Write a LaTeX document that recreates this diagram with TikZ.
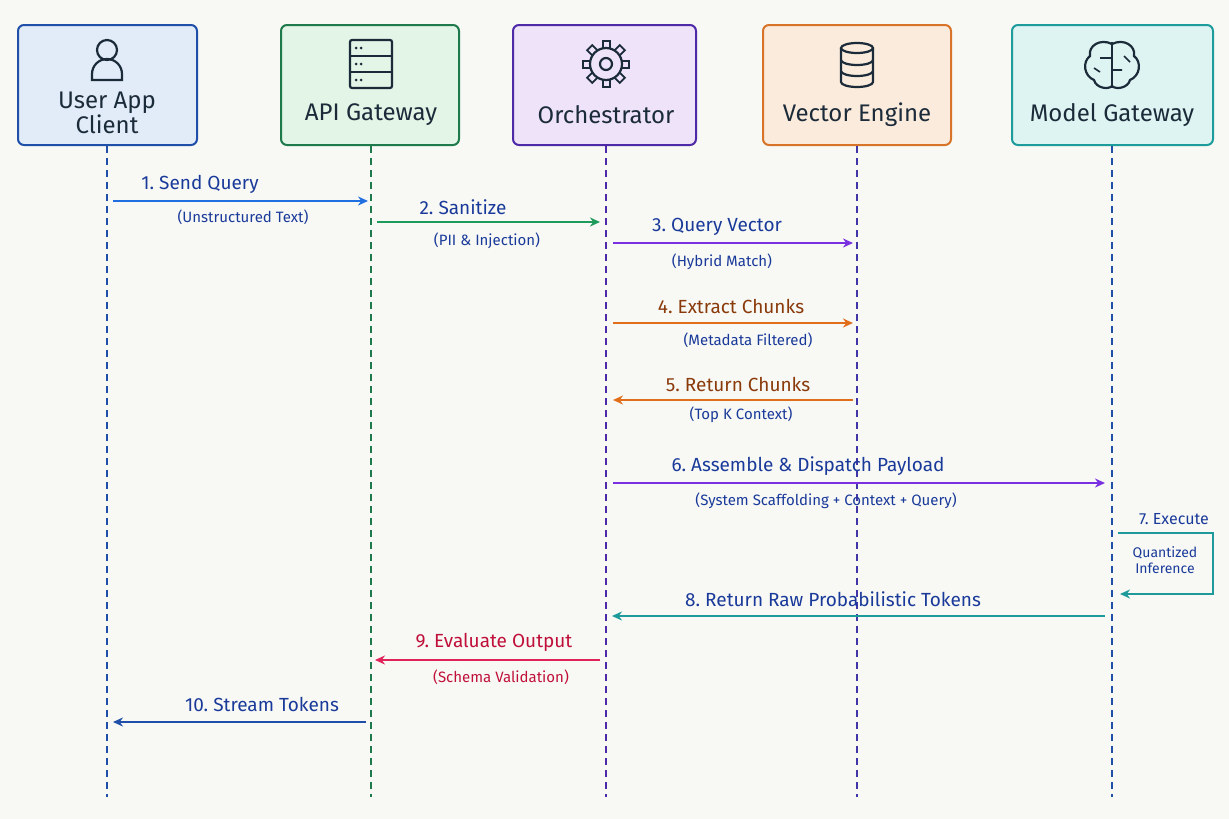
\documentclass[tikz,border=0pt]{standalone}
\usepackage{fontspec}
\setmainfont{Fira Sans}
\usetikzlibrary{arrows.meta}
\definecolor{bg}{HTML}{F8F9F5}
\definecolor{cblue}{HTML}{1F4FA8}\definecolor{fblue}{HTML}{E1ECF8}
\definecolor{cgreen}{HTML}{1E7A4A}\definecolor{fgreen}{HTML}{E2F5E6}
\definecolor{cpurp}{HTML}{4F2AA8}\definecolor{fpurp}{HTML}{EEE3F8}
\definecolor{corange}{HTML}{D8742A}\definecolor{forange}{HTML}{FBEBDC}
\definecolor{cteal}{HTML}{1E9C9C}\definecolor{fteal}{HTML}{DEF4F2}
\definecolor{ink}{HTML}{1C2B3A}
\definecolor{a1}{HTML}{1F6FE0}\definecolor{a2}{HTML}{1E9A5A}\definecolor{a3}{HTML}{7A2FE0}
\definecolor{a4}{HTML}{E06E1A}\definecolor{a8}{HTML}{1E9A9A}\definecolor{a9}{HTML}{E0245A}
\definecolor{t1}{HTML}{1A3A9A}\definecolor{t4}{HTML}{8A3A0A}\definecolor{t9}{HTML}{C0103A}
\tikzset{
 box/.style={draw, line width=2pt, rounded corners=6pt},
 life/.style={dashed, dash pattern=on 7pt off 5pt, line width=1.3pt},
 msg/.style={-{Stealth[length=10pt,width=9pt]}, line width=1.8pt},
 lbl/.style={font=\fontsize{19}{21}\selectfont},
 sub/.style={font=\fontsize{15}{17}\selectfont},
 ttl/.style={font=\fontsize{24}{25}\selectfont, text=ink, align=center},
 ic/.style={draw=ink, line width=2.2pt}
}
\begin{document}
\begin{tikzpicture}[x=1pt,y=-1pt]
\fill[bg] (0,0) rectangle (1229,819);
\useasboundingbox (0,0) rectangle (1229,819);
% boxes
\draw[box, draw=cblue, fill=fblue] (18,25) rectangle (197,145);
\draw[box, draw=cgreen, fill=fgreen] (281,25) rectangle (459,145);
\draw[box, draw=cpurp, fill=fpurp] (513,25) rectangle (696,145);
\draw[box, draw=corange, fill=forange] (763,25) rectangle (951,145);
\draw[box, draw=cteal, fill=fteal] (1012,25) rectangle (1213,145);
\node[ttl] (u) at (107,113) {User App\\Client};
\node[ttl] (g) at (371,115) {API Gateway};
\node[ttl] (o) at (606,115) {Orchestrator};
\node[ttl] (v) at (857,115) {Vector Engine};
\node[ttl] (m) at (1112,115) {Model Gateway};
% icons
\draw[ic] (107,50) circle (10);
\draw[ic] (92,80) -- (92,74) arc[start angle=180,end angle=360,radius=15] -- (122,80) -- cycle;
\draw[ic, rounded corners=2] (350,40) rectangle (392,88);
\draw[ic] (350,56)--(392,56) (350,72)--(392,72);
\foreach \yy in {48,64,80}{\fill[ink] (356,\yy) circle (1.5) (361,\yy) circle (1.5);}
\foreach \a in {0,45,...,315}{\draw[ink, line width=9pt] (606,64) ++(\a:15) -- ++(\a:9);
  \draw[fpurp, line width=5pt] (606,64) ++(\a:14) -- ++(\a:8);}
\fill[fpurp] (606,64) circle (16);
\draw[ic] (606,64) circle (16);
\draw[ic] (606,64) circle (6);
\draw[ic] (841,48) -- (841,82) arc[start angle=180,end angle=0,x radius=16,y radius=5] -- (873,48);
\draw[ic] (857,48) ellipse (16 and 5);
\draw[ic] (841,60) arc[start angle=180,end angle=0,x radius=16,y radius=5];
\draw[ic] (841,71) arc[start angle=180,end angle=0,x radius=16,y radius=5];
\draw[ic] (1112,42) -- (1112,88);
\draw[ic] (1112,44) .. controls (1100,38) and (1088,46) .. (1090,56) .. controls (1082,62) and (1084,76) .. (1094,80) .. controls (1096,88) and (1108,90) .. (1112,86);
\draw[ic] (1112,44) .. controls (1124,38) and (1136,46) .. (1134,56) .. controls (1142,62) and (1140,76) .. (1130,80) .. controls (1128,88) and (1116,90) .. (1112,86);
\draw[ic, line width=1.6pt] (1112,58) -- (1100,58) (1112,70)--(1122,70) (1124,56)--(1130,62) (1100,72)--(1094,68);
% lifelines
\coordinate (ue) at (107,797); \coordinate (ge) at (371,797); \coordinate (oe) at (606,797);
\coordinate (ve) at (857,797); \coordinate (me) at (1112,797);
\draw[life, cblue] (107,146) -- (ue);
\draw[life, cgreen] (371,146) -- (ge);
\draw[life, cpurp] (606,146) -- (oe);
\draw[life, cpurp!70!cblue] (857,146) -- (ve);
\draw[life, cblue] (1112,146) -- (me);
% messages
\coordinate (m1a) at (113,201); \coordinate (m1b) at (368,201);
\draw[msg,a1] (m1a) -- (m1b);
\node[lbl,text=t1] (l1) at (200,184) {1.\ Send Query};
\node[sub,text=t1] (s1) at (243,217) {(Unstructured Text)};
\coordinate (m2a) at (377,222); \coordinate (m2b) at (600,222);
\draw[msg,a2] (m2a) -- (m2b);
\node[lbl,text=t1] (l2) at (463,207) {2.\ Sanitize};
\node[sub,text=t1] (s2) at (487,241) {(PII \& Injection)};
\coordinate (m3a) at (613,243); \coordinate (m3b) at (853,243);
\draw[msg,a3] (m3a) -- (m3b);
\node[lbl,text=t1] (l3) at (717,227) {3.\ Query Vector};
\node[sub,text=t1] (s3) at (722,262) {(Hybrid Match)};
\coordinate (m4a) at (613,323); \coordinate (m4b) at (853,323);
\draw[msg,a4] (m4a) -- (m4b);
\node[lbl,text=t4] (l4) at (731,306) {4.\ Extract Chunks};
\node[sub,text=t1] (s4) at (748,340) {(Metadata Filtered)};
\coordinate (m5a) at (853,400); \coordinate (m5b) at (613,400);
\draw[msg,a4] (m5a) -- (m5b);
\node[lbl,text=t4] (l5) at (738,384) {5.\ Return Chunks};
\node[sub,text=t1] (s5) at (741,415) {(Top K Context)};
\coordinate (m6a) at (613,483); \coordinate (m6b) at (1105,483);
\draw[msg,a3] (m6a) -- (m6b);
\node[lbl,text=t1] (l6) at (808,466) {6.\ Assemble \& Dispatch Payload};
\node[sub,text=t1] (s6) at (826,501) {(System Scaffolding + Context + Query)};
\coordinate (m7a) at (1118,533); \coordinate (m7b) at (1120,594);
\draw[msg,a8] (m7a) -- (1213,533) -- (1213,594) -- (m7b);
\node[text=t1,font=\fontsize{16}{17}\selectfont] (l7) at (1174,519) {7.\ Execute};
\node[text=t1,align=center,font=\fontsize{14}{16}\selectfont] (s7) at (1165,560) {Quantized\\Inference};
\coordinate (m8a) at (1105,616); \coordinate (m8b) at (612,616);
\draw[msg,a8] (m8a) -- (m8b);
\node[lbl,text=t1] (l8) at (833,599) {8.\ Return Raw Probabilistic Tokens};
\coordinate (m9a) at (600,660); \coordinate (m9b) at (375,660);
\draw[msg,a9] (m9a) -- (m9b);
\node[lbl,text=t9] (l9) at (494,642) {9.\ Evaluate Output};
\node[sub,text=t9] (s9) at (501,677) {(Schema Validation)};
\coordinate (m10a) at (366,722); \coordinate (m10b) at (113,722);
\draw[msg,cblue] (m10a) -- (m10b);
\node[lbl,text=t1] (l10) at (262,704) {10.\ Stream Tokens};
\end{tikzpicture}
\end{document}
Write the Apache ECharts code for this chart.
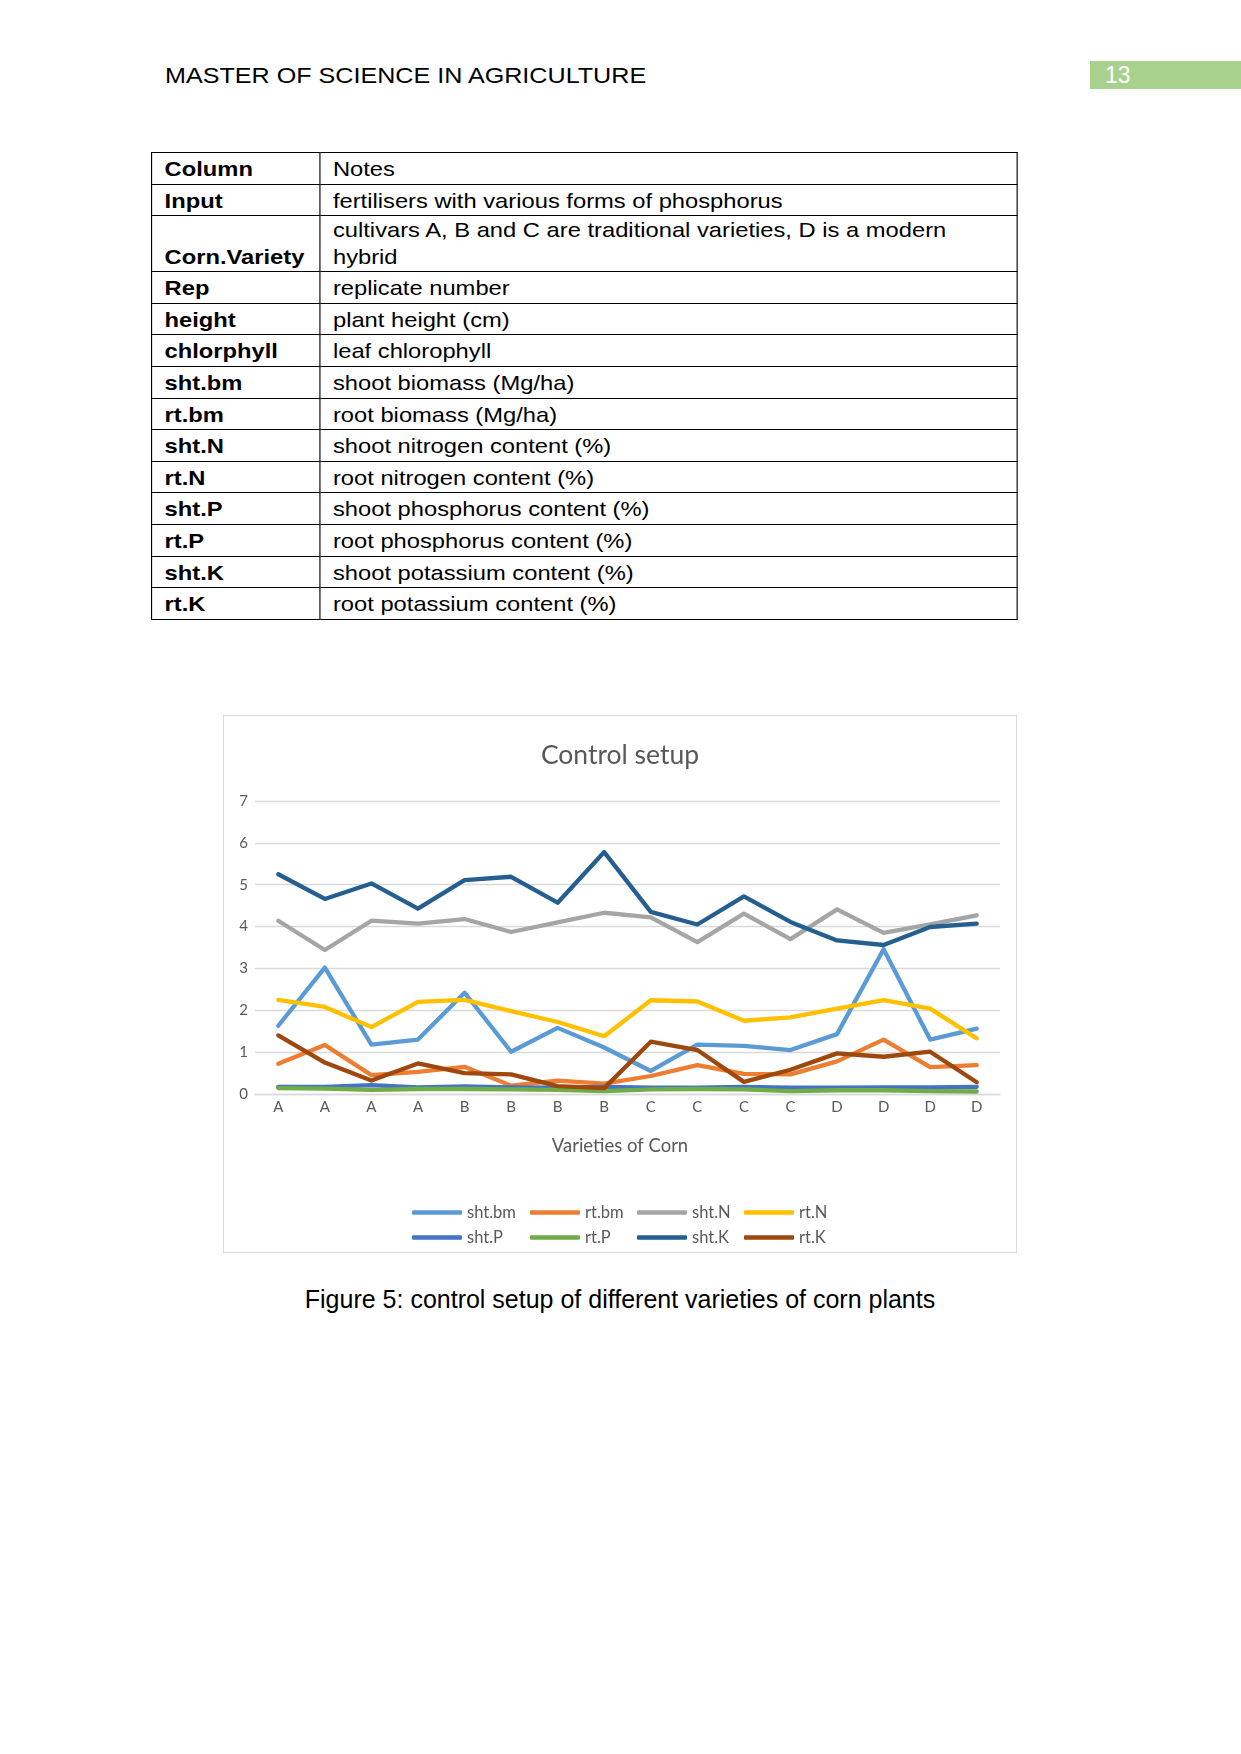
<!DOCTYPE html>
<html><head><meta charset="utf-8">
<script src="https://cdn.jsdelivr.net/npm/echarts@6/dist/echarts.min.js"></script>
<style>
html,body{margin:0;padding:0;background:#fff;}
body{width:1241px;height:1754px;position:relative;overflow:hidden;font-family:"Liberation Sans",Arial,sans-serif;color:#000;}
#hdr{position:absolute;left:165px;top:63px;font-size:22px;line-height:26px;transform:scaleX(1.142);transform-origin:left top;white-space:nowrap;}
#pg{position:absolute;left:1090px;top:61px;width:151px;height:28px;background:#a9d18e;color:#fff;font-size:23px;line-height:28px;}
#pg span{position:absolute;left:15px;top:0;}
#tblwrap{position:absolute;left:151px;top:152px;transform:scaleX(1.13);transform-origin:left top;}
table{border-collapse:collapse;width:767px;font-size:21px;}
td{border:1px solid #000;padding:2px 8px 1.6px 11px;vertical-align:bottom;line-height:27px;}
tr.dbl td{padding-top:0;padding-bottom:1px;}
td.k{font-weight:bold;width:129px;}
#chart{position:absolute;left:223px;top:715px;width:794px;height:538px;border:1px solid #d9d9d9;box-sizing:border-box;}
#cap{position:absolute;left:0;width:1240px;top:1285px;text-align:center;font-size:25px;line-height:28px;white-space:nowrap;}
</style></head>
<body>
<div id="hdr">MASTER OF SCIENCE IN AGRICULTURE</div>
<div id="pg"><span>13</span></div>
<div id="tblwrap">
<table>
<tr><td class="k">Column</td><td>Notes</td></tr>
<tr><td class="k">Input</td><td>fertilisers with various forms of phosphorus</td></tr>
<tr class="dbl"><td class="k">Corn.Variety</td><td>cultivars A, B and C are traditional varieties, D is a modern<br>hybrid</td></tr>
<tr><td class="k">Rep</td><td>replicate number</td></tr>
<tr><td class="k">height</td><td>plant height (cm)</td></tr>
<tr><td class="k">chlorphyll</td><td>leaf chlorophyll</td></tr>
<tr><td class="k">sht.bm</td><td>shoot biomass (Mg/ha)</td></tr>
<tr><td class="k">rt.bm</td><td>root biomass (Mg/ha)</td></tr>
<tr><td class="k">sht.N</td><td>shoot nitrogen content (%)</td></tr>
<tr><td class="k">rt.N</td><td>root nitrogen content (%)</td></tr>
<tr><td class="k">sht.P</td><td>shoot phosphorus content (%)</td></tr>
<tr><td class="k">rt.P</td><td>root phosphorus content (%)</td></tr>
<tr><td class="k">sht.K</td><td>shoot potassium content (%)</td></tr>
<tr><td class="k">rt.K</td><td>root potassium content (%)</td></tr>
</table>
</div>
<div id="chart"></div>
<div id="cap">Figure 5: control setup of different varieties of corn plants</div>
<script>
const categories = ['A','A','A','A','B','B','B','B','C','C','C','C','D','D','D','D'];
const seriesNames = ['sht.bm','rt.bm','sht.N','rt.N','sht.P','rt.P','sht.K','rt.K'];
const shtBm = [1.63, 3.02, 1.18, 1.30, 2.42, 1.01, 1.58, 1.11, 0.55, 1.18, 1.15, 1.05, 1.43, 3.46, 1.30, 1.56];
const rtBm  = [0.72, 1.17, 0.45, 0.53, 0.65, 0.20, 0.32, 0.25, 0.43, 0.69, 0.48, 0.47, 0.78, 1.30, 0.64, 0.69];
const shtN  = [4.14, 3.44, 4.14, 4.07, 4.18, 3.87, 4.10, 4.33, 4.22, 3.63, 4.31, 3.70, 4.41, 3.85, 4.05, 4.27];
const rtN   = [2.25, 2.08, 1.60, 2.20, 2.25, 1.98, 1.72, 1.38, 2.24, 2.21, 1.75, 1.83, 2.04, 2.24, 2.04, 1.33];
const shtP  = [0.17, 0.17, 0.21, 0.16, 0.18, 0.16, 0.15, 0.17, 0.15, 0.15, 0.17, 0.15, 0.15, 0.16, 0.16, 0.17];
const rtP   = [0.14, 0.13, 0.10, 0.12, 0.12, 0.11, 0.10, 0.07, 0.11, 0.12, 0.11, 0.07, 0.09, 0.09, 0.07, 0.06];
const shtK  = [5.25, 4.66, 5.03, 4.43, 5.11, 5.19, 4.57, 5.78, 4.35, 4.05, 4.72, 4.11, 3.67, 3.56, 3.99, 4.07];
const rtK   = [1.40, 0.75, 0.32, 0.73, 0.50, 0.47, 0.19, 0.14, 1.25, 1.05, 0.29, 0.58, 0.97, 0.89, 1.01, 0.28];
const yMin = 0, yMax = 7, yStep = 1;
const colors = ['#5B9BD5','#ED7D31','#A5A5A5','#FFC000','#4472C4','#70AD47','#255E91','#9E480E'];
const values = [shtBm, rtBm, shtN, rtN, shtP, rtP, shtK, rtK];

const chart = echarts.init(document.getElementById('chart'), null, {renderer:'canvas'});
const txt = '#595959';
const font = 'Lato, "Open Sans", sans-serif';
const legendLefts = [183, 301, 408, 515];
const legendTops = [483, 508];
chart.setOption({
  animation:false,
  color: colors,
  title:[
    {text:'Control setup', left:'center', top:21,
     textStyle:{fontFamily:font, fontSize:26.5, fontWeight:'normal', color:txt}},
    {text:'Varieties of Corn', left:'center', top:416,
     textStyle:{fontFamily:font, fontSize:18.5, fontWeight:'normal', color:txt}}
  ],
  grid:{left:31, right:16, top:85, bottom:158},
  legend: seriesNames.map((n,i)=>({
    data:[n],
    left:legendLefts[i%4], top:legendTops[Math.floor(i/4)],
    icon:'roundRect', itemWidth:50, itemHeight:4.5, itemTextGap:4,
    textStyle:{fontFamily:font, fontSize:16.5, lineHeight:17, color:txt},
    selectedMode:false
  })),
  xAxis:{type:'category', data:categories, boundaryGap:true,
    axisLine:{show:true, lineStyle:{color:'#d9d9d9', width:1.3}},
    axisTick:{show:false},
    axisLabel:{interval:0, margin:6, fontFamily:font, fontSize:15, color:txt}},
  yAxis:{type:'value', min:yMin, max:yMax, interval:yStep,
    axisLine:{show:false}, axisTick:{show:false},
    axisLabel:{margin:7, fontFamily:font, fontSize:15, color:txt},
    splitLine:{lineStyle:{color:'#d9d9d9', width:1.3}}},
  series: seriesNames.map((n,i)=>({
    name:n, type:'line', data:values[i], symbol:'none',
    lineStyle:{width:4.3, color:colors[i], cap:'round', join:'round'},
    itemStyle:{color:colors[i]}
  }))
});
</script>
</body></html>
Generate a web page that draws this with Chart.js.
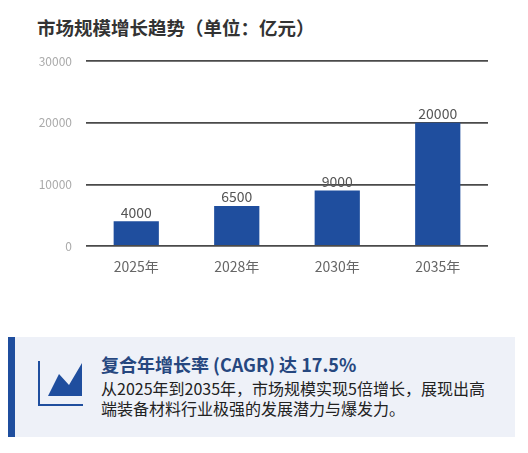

# Task objective:
Say how many lines include the word "this"; reply with the number alone.

# Final result:
3